* [WHAT THIS TASK INVOLVES]:
Extract, from the records beneath this instruction, each line that contains the word "matplotlib".

* [INPUT]:
Begin
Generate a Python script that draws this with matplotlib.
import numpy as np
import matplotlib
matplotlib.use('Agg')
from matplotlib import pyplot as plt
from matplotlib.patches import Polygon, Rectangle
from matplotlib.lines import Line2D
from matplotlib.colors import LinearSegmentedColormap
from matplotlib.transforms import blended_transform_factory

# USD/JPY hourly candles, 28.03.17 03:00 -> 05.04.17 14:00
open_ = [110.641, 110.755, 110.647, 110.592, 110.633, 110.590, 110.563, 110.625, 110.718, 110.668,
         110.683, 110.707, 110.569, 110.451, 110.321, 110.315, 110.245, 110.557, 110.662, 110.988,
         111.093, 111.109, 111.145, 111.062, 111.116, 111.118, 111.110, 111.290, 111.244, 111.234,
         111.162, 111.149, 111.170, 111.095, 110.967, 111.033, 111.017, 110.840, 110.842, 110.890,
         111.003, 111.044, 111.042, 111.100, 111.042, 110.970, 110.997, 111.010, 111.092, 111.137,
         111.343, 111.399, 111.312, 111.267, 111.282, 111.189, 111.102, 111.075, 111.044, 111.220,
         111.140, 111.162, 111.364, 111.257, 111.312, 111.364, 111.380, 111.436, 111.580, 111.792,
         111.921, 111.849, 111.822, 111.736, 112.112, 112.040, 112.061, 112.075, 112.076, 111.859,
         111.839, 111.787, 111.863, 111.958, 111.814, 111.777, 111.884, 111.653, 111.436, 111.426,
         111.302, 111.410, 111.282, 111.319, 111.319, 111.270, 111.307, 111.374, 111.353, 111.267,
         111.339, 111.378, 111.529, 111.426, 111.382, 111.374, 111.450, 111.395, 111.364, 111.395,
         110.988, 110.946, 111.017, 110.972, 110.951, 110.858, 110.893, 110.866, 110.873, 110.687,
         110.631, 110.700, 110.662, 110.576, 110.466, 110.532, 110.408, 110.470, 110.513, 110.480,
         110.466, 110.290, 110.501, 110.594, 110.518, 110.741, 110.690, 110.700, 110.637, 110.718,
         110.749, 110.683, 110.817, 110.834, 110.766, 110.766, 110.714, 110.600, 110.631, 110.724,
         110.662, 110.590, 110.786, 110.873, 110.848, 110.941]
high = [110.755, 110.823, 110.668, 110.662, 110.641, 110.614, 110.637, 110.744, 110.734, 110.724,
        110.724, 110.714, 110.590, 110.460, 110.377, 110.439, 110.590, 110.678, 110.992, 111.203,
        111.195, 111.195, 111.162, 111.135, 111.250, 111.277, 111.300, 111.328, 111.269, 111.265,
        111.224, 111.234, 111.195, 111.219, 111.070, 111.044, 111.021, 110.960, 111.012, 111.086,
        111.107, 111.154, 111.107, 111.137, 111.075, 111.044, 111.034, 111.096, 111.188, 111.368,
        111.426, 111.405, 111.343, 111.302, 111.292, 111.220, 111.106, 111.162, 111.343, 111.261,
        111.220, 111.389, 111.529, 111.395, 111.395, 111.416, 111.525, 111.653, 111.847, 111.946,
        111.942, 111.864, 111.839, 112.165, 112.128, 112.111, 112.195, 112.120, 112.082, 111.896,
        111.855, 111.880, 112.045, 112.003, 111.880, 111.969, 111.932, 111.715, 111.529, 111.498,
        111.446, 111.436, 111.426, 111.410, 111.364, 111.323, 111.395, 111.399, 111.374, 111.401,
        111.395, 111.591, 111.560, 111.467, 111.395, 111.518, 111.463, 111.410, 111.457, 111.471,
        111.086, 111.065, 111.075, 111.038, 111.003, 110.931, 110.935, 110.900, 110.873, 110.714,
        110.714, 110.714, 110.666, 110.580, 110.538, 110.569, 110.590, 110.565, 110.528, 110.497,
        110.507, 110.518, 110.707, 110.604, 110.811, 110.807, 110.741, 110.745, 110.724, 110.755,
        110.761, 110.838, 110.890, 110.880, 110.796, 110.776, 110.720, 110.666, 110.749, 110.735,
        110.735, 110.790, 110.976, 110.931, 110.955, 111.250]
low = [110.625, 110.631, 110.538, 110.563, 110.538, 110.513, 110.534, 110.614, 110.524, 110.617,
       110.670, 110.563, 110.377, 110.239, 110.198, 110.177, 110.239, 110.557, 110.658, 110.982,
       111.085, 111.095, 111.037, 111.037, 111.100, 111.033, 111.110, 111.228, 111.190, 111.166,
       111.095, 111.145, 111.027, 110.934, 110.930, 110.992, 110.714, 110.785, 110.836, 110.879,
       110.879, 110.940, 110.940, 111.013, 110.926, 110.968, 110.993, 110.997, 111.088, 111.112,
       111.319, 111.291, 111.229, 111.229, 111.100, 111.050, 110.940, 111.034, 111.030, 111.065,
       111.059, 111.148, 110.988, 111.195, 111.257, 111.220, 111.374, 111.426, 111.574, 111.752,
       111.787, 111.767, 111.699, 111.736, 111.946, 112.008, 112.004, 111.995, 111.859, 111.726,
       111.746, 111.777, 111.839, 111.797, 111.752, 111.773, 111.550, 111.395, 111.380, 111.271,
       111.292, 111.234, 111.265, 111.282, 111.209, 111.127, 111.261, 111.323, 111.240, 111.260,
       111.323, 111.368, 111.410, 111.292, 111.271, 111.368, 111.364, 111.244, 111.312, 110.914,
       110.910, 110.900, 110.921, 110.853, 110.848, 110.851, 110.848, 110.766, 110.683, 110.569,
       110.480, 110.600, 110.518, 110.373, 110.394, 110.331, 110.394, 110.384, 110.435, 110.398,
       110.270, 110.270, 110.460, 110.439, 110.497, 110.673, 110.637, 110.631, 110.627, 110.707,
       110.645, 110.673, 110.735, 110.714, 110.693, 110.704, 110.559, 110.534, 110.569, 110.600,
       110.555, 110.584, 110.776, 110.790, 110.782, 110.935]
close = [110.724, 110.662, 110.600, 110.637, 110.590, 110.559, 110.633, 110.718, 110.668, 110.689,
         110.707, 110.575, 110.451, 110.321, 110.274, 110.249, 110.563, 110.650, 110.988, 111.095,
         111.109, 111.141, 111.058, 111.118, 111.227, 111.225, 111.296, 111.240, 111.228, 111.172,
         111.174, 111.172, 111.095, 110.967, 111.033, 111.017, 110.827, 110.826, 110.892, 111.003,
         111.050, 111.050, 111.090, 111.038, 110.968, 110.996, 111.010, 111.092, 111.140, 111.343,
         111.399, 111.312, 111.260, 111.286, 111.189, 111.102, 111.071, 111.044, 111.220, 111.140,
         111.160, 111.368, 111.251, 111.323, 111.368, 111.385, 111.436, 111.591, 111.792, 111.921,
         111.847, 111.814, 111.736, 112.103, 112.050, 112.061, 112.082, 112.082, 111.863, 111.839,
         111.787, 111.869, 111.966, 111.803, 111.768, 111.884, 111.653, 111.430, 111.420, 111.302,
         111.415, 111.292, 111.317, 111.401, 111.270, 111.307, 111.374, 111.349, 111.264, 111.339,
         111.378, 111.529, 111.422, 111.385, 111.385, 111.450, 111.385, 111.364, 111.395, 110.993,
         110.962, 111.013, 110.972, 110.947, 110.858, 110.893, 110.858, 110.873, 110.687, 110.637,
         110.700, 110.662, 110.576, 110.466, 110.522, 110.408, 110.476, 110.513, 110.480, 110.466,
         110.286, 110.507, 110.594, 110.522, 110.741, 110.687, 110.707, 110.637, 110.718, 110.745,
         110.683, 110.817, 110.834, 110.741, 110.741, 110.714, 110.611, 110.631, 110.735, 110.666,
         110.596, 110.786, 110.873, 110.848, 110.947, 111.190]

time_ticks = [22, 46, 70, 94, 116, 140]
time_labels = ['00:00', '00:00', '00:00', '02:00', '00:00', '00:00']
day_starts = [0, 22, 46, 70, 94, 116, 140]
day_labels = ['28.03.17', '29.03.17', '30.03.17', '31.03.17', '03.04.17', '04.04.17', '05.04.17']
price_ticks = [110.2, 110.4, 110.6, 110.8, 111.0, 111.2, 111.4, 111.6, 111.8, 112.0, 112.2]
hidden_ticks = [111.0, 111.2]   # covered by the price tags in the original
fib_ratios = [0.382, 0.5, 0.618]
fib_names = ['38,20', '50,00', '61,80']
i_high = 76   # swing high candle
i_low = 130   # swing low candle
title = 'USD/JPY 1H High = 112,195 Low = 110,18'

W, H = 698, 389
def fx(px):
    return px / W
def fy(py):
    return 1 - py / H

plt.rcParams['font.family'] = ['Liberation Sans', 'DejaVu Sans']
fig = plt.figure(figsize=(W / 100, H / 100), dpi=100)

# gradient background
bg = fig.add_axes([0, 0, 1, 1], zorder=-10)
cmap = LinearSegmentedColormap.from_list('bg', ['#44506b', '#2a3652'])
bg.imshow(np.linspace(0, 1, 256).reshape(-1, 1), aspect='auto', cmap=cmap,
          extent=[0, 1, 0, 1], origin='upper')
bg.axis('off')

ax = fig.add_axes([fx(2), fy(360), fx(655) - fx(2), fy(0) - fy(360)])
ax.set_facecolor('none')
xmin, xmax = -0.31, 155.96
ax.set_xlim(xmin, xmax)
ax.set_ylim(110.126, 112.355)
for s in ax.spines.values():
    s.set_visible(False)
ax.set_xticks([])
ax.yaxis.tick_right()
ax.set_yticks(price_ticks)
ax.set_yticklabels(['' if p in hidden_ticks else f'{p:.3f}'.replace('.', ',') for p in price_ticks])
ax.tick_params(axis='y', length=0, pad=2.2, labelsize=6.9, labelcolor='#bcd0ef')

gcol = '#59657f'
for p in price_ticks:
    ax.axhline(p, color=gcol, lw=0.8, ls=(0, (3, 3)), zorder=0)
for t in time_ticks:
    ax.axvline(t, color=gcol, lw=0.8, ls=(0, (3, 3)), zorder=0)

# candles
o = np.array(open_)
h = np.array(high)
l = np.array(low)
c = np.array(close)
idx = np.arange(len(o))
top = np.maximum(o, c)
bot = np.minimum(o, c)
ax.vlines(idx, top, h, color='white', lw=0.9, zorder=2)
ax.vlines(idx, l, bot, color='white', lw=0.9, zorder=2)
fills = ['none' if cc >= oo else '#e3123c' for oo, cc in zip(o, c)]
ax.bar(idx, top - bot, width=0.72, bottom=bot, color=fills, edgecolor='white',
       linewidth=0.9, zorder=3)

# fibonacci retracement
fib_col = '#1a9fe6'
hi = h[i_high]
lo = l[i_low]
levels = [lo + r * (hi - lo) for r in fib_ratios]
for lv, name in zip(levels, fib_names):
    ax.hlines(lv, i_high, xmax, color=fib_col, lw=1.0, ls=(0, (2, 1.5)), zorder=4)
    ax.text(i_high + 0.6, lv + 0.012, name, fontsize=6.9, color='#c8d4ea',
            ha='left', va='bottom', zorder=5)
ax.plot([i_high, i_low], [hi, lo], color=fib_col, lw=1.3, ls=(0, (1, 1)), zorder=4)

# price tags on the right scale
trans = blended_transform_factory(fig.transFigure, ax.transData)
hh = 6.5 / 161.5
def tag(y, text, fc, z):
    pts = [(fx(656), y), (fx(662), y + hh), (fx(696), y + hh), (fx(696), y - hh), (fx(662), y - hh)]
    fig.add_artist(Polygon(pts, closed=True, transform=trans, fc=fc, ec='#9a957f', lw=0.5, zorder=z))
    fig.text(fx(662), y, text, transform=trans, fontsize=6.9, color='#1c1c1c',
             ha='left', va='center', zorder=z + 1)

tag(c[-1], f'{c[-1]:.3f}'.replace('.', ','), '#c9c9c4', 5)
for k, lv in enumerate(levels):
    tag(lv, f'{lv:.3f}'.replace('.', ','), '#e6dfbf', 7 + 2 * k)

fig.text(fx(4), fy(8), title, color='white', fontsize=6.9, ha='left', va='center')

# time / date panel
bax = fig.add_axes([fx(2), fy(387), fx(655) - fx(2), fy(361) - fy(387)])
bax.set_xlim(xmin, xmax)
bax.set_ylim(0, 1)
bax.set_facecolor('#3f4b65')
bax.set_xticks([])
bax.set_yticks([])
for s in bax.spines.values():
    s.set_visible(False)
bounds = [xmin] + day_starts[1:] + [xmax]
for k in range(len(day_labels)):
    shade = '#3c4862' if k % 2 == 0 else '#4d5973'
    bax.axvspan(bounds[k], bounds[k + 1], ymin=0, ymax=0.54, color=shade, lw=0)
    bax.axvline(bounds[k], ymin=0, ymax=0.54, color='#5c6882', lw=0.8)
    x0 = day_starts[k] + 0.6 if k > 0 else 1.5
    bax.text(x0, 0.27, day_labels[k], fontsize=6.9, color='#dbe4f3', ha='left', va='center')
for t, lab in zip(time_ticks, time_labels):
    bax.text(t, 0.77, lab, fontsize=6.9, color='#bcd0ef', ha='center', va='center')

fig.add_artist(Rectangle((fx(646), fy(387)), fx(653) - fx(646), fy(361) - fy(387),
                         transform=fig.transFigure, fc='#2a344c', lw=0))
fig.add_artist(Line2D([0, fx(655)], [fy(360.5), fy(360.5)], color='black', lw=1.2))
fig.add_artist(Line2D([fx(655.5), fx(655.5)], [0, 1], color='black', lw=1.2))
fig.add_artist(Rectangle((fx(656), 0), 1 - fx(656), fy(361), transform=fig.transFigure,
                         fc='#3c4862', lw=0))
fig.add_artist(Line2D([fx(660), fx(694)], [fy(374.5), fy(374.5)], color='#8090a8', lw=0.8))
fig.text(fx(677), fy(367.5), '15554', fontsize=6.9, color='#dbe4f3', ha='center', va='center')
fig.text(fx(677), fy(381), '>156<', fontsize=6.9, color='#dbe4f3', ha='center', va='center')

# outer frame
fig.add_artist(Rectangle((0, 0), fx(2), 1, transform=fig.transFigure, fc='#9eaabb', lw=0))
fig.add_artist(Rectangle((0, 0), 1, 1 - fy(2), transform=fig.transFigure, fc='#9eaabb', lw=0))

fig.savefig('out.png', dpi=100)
End
Begin
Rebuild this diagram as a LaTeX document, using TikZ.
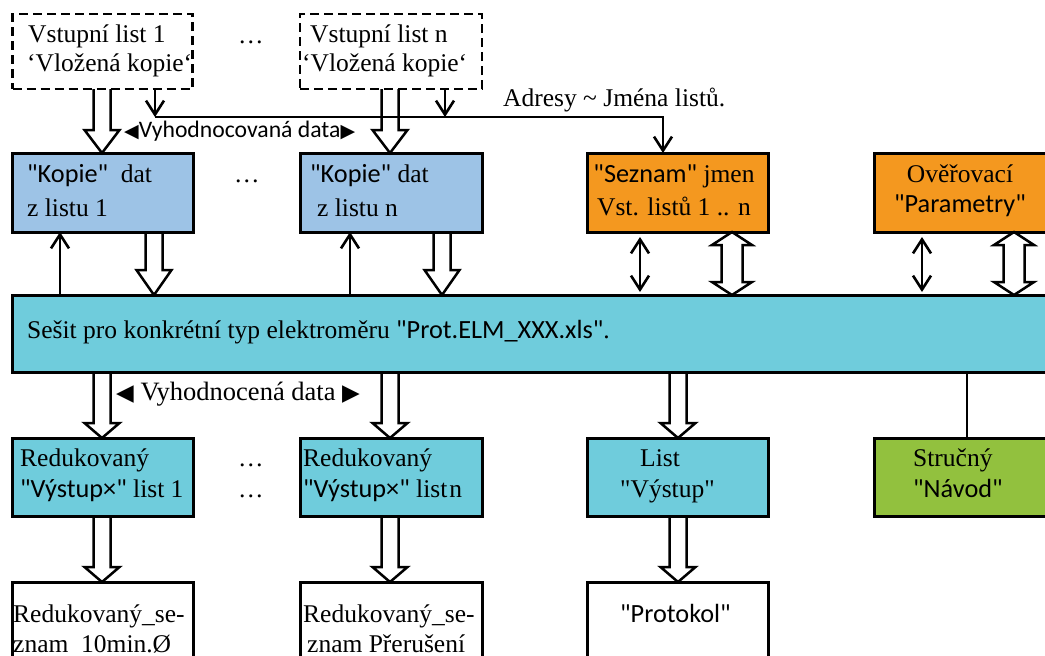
End
* [SOLUTION TO THIS TASK]:
Generate a Python script that draws this with matplotlib.
import matplotlib
matplotlib.use('Agg')
from matplotlib import pyplot as plt
from matplotlib.patches import Polygon, Rectangle
from matplotlib.lines import Line2D
from matplotlib.colors import LinearSegmentedColormap
from matplotlib.transforms import blended_transform_factory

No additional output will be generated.